Nun musste das CIO erneut einen Haftbefehl bei einem Gericht erwirken. Ein entsprechender Antrag wurde bereits von einem Gericht gebilligt. Offizielle Begründung für die Notwendigkeit einer Verhaftung Yoons ist seine Weigerung, sich von Ermittlern des CIO befragen zu lassen. Diese hatten unmittelbar nach der kurzzeitigen Ausrufung des Kriegsrechts durch Yoon eine Untersuchung gegen ihn eröffnet.

Das CIO, das ursprünglich von der heutigen Opposition im Land gegründet wurde, hat auf die fehlgeschlagene Verhaftung empfindlich reagiert. Der Chef des Sicherheitsdienstes des Präsidenten, Park Chong-jun, wurde zu Befragungen durch Ermittler des CIO vorgeladen. Ihm wird die Behinderung einer offiziellen Untersuchung vorgeworfen. Park war maßgeblich für das Handeln des Sicherheitsdienstes verantwortlich. Politische Beobachter in Südkorea rechnen sogar mit einem bevorstehenden Haftbefehl gegen Park selbst.

Ungeachtet dessen, ob es zu einer Verhaftung Yoons kommt, wird für ihn am Ende vor allem das Urteil des Verfassungsgerichts entscheidend sein. Dieses muss nun innerhalb von fünf Monaten entscheiden, ob Yoon mit seiner Ausrufung des Kriegsrechts Anfang Dezember seine verfassungsmäßigen Rechte missbraucht hat. Yoon hatte damals sein Vorgehen mit der Bedrohung, die von der vermeintlich pro-nordkoreanischen Opposition ausgehen würde, begründet.

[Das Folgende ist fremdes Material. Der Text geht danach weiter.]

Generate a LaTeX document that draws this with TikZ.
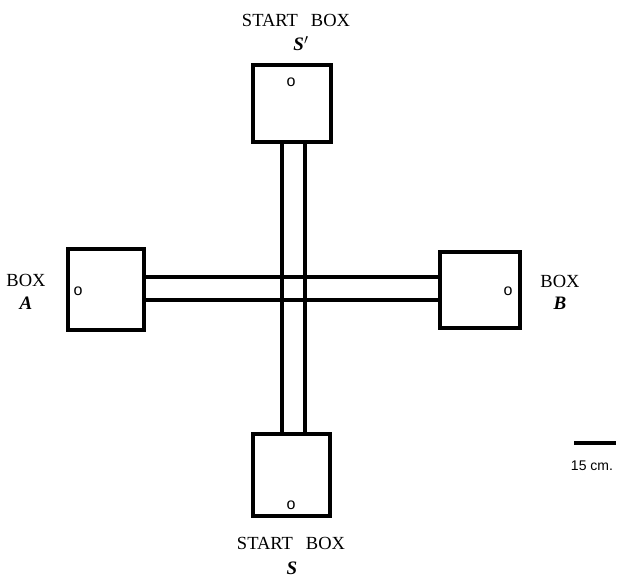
\documentclass[tikz,border=0pt]{standalone}
\usepackage{fontspec}
\setmainfont{Liberation Serif}
\newfontfamily\labelsans{Liberation Sans}
\usetikzlibrary{calc}
\tikzset{
  box/.style={draw, line width=4pt, rectangle, inner sep=0pt, fill=white},
  wall/.style={line width=4pt},
  caption text/.style={anchor=base, font=\fontsize{18.5}{20}\selectfont, inner sep=0pt},
  letter/.style={anchor=base, font=\fontsize{19}{20}\selectfont\bfseries\itshape, inner sep=0pt},
  mark o/.style={font=\labelsans\fontsize{16}{18}\selectfont, inner sep=0pt},
}
\begin{document}
\begin{tikzpicture}[x=1pt, y=-1pt]
\useasboundingbox (0,0) rectangle (619,578);
% centre of the cross-shaped corridor
\coordinate (cv) at (293,288.5);

% the four boxes
\node[box, minimum width=78pt, minimum height=77pt] (top) at (292,103.5) {};
\node[box, minimum width=77pt, minimum height=82pt] (bot) at (291.5,475) {};
\node[box, minimum width=76pt, minimum height=81pt] (left) at (106,289.5) {};
\node[box, minimum width=80pt, minimum height=76pt] (right) at (480,290) {};

% corridor walls between the boxes
\draw[wall] ($(top.south -| cv)+(-11.5,0)$) -- ($(bot.north -| cv)+(-11.5,0)$);
\draw[wall] ($(top.south -| cv)+(11.5,0)$) -- ($(bot.north -| cv)+(11.5,0)$);
\draw[wall] ($(left.east |- cv)+(0,-11.5)$) -- ($(right.west |- cv)+(0,-11.5)$);
\draw[wall] ($(left.east |- cv)+(0,11.5)$) -- ($(right.west |- cv)+(0,11.5)$);

% small start markers
\node[mark o] (otop) at (291,82) {o};
\node[mark o] (obot) at (291,505) {o};
\node[mark o] (oleft) at (78,291) {o};
\node[mark o] (oright) at (508,291) {o};

% labels
\node[caption text] (ttop) at (296,27) {START\hspace{13pt}BOX};
\node[letter] (stop) at (301,51) {S$'$};
\node[caption text] (tbot) at (291,549) {START\hspace{13pt}BOX};
\node[letter] (sbot) at (292,574) {S};
\node[caption text] (tleft) at (26,286) {BOX};
\node[letter] (aleft) at (26,309) {A};
\node[caption text] (tright) at (560,287) {BOX};
\node[letter] (bright) at (560,309) {B};

% scale bar
\coordinate (sb1) at (574,443);
\coordinate (sb2) at (616,443);
\draw[line width=3.5pt] (sb1) -- (sb2);
\node[anchor=base, font=\labelsans\fontsize{14}{16}\selectfont, inner sep=0pt] (sbl) at (592,470) {15 cm.};
\end{tikzpicture}
\end{document}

Tatsächlich unterscheiden sich auch die geopolitischen Visionen der Regierung und der Opposition fundamental. Während der aktuelle Oppositionsführer und im Falle einer Amtsenthebung Yoons womöglich nächster Präsident, Lee Jae-myung, eine Annäherung an China und Nordkorea befürwortet, versuchte Yoon während seiner Amtszeit, eine Annäherung an die USA und den alten Gegner Japan. Nicht umsonst schwenken viele Unterstützer Yoons bei Demonstrationen USA-Fahnen; für sie ist das ein Symbol der Westbindung und der damit einhergehenden Freiheiten.

Die Entscheidung des Verfassungsgerichts kann also die geopolitische Balance in Asien entscheidend verschieben. Derzeit hat Yoon jedoch keine schlechten Karten, das Amtsenthebungsverfahren doch noch zu überstehen. So wurde zuletzt ein Anklagepunkt gegen ihn, nämlich der Vorwurf der Rebellion, durch die Anklage zurückgezogen.

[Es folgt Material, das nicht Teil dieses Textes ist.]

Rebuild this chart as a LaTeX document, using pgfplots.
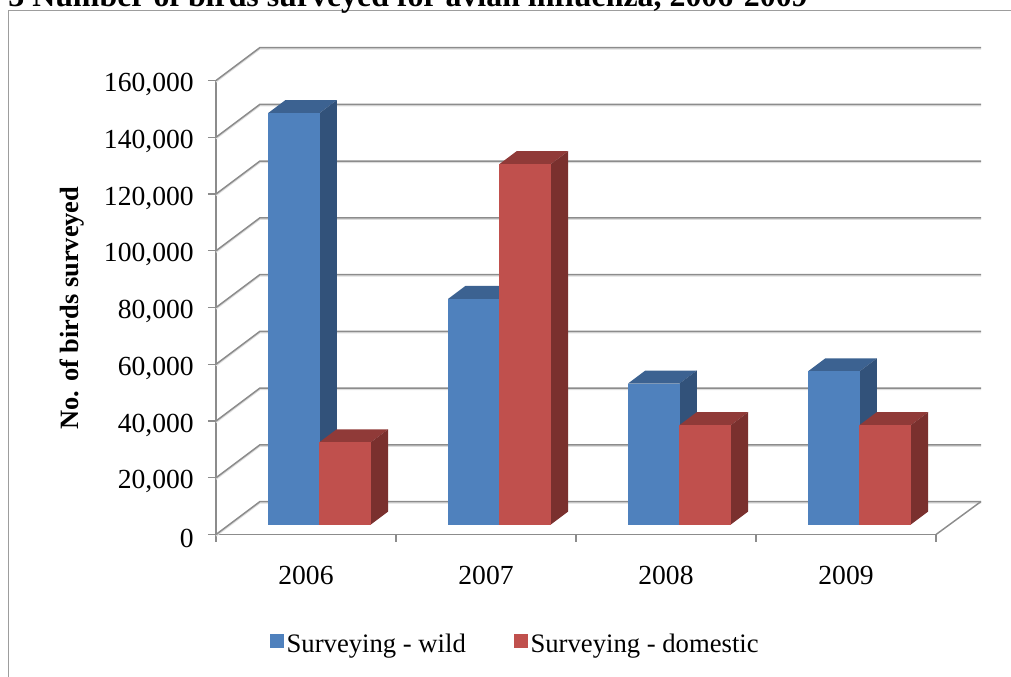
\documentclass[border=0pt]{standalone}
\usepackage{pgfplots}
\usepackage{pgfplotstable}
\pgfplotsset{compat=1.18}
\usepackage{fontspec}
\setmainfont{Liberation Serif}

\definecolor{wild}{RGB}{79,129,189}
\definecolor{wildside}{RGB}{50,82,122}
\definecolor{wildtop}{RGB}{60,98,145}
\definecolor{dom}{RGB}{192,80,77}
\definecolor{domside}{RGB}{122,48,46}
\definecolor{domtop}{RGB}{144,58,56}
\definecolor{gridc}{RGB}{140,140,140}

% faces of a bar: a = across, d = into the depth, h = share of the height
\pgfplotstableread{
a d h
0 0 0
1 0 0
1 0 1
0 0 1
}\frontface
\pgfplotstableread{
a d h
1 0 0
1 1 0
1 1 1
1 0 1
}\sideface
\pgfplotstableread{
a d h
0 0 1
1 0 1
1 1 1
0 1 1
}\topface
% the wall and floor line of one gridline
\pgfplotstableread{
x y
0 0
0.2444 11630
4.25 11630
}\wallline

% left edge, value, colour name
\newcommand{\face}[4]{%
  \addplot[fill=#4,draw=none,forget plot] table[
    x expr=#2+0.0741+\thisrow{a}*0.2861+0.0963*\thisrow{d},
    y expr=\thisrow{h}*#3+3524+4581*\thisrow{d}]{#1};
}
\newcommand{\onebar}[3]{%
  \face{\topface}{#1}{#2}{#3top}
  \face{\sideface}{#1}{#2}{#3side}
  \face{\frontface}{#1}{#2}{#3}
}
\newcommand{\gridat}[1]{%
  \addplot[gridc!30,line width=0.9pt,yshift=-1.1pt,forget plot] table[x=x,y expr=\thisrow{y}+#1]{\wallline};
  \addplot[gridc,line width=1.1pt,forget plot] table[x=x,y expr=\thisrow{y}+#1]{\wallline};
}

\begin{document}
\begin{tikzpicture}[x=1pt,y=1pt]
\path[use as bounding box] (0,0) rectangle (758.25,507);
\clip (0,0) rectangle (758.25,507);
\draw[gridc!85,line width=1pt] (6.4,-5) -- (6.4,499.1) -- (760,499.1);
\node[anchor=base west,font=\bfseries\fontsize{23.9}{28}\selectfont,inner sep=0pt] at (24,502) {\llap{6-3 }Number of birds surveyed for avian influenza, 2006-2009};
\begin{axis}[
    at={(162pt,106.1pt)},
    anchor=south west,
    width=540pt,
    height=340.5pt,
    scale only axis,
    xmin=0, xmax=4,
    ymin=0, ymax=160000,
    scaled y ticks=false,
    clip=false,
    axis lines=left,
    axis line style={-,gridc,line width=1.1pt},
    tick align=outside,
    xtick={0.5,1.5,2.5,3.5},
    xticklabels={2006,2007,2008,2009},
    minor xtick={0,1,2,3,4},
    major x tick style={draw=none},
    minor x tick style={gridc,line width=1pt},
    minor tick length=5.25pt,
    ytick={0,20000,40000,60000,80000,100000,120000,140000,160000},
    yticklabels={0,{20,000},{40,000},{60,000},{80,000},{100,000},{120,000},{140,000},{160,000}},
    major y tick style={gridc,line width=1pt},
    major tick length=6pt,
    x tick label style={yshift=-14pt},
    y tick label style={xshift=-7.2pt,yshift=-3pt},
    tick label style={font=\fontsize{20.7}{24}\selectfont},
    ylabel={\textbf{No. of birds surveyed}},
    every axis y label/.style={at={(axis description cs:-0.2,0.499)},rotate=90,anchor=center,font=\fontsize{19.8}{23}\selectfont},
    legend columns=2,
    legend style={draw=none,fill=none,at={(axis description cs:0.075,-0.241)},anchor=west,
      font=\fontsize{20}{24}\selectfont,inner sep=0pt,outer sep=0pt,
      /tikz/every even column/.append style={column sep=34pt}},
    legend image code/.code={\path[#1] (0pt,-3pt) rectangle (10.5pt,7.5pt);},
    legend cell align=left,
]
\addlegendimage{fill=wild,draw=none}
\addlegendentry{Surveying - wild}
\addlegendimage{fill=dom,draw=none}
\addlegendentry{Surveying - domestic}

\gridat{0}\gridat{20000}\gridat{40000}\gridat{60000}\gridat{80000}
\gridat{100000}\gridat{120000}\gridat{140000}\gridat{160000}
% right end of the floor
\addplot[gridc,line width=1.1pt,forget plot] coordinates {(4,0)(4.25,11630)};

\onebar{0.215}{145000}{wild}
\onebar{0.5}{29000}{dom}
\onebar{1.215}{79500}{wild}
\onebar{1.5}{127000}{dom}
\onebar{2.215}{49700}{wild}
\onebar{2.5}{35000}{dom}
\onebar{3.215}{54000}{wild}
\onebar{3.5}{35000}{dom}
\end{axis}
\end{tikzpicture}
\end{document}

Für eine endgültige Amtsenthebung müssen insgesamt sechs Richter die Entscheidung des Gerichts stützen. Bei aktuell nur acht Richtern im Verfassungsgericht reichen bereits drei Richter aus, um eine Amtsenthebung zu verhindern. Dann würde der suspendierte Präsident wieder seine volle Macht zurückerlangen.

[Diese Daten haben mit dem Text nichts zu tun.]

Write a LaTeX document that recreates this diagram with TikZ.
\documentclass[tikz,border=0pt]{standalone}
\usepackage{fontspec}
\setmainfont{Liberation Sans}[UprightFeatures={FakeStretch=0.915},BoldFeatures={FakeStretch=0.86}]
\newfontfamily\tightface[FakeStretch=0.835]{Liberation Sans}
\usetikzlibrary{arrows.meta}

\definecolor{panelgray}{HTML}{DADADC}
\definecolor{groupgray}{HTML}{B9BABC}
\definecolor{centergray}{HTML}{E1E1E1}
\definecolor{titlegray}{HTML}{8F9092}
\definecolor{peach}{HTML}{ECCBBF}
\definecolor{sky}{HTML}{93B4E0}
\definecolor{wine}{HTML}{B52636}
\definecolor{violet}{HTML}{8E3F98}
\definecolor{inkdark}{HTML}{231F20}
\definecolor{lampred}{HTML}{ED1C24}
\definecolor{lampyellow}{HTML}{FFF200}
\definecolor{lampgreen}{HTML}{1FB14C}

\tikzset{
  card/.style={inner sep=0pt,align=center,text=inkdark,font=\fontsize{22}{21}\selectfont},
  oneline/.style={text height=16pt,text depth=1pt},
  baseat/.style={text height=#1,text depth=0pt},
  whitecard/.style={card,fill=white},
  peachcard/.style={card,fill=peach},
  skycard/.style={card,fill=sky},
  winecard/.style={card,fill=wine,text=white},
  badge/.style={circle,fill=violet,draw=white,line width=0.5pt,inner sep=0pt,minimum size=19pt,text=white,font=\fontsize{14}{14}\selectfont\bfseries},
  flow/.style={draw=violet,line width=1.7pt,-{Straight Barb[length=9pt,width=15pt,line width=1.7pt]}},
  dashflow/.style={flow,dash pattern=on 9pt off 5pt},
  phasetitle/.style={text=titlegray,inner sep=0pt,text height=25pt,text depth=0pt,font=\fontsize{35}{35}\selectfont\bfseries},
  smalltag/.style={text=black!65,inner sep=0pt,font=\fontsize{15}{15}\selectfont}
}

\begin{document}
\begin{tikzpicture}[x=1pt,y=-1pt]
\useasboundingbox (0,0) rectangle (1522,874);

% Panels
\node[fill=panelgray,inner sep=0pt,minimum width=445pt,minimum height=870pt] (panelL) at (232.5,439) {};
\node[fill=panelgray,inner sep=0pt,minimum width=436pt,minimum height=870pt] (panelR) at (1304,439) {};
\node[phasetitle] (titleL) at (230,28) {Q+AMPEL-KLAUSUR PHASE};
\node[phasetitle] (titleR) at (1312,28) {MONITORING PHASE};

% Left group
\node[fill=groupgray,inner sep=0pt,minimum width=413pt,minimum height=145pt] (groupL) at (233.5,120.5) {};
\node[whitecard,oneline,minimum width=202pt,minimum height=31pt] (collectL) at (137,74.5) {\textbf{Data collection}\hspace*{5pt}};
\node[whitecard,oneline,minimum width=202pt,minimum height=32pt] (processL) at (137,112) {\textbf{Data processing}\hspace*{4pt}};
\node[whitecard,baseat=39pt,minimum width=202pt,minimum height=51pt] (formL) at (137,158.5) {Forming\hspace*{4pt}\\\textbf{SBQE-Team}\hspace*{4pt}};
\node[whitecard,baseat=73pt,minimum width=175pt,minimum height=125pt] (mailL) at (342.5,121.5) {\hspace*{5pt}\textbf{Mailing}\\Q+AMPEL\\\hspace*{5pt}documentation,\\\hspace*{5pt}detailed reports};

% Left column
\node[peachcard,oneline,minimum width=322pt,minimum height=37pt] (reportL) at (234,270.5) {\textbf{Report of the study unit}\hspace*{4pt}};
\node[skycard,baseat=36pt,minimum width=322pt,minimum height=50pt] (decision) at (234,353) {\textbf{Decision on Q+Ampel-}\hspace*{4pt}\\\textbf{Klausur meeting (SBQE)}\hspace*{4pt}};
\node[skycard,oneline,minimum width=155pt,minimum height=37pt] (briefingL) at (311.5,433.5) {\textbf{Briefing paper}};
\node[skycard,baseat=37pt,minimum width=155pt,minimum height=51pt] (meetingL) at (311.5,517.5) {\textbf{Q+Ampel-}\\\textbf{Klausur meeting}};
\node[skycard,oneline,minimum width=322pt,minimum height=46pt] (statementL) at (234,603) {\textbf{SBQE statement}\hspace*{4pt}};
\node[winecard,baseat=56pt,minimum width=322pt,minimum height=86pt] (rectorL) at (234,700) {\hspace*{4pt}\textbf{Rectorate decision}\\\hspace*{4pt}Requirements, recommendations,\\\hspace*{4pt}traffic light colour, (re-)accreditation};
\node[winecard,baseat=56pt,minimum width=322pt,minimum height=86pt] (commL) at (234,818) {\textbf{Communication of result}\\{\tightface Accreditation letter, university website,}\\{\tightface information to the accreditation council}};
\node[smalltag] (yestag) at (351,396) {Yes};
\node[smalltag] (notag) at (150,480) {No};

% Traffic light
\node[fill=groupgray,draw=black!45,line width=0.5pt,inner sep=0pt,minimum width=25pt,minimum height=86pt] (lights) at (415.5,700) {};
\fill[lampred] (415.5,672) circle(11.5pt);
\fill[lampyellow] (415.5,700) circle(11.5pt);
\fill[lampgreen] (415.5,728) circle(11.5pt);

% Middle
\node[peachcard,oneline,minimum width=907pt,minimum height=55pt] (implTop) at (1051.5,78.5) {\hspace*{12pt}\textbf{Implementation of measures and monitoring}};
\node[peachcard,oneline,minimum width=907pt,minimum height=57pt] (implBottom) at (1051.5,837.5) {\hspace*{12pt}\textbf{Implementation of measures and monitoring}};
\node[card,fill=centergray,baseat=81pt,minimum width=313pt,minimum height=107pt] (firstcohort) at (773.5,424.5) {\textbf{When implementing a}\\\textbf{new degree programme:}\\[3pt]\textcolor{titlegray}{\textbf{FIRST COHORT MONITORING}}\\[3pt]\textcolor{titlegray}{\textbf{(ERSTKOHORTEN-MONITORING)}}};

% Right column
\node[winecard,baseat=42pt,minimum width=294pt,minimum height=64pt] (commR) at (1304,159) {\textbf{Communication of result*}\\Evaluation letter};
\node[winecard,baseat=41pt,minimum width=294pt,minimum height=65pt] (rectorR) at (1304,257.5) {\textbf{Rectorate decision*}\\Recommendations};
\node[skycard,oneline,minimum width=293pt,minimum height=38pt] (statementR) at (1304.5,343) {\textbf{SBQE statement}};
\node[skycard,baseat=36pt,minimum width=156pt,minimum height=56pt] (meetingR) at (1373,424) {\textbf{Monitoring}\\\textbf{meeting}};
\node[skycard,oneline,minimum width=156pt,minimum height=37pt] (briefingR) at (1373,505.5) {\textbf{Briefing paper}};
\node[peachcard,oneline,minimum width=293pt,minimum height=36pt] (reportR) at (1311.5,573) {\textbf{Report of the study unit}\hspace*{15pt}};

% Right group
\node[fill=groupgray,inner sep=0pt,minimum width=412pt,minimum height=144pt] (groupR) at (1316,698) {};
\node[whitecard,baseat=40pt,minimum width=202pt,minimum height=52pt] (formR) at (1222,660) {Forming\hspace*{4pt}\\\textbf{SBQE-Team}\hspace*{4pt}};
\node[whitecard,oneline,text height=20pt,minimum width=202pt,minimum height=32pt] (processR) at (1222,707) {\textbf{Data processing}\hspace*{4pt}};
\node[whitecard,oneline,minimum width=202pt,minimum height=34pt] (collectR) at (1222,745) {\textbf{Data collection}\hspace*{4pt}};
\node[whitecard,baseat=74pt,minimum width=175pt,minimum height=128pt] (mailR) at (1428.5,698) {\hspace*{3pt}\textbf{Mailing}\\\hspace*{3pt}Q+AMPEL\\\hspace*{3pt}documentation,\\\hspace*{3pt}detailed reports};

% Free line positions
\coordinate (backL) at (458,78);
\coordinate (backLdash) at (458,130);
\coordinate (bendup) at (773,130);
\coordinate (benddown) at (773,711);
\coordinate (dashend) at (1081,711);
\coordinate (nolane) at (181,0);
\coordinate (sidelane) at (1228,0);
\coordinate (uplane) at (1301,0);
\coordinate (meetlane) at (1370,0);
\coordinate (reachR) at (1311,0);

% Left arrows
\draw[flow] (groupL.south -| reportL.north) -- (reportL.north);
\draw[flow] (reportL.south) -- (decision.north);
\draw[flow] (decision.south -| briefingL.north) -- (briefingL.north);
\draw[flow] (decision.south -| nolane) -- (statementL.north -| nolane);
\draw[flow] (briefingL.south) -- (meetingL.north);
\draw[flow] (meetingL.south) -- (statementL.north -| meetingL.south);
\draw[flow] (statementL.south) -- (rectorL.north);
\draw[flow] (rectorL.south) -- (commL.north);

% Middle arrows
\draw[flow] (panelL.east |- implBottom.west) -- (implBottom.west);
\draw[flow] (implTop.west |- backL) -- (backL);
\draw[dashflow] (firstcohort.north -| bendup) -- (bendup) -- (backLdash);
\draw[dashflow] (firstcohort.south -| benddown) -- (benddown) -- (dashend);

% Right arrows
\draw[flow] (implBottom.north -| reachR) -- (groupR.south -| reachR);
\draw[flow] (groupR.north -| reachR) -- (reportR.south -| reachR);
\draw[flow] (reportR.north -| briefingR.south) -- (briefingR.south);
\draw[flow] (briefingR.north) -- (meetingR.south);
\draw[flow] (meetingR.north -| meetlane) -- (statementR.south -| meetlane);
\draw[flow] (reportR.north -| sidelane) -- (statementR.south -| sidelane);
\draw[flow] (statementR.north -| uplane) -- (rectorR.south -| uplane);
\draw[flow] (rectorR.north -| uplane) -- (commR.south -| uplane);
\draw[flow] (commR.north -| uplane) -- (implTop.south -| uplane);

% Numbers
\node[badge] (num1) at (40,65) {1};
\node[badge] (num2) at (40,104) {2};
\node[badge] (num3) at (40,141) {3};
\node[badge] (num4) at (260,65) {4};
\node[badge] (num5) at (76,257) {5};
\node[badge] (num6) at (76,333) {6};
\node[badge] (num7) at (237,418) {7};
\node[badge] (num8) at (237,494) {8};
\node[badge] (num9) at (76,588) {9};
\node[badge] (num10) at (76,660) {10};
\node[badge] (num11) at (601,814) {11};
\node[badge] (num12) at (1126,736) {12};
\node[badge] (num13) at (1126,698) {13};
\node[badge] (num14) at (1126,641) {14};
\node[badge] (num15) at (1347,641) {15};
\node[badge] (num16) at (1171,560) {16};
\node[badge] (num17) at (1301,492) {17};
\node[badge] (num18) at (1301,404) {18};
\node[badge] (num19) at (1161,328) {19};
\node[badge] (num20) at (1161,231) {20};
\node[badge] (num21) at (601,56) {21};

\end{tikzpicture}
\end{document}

Auch Yoon macht sich wohl Hoffnungen, diese Staatskrise politisch zu überleben. In einer seit der Suspendierung durch das Parlament einmaligen Stellungnahme richtete er sich an Neujahr in einem Brief an seine Unterstützer vor der Präsidentenresidenz. Dort versprach er, zu „kämpfen bis zum Ende“.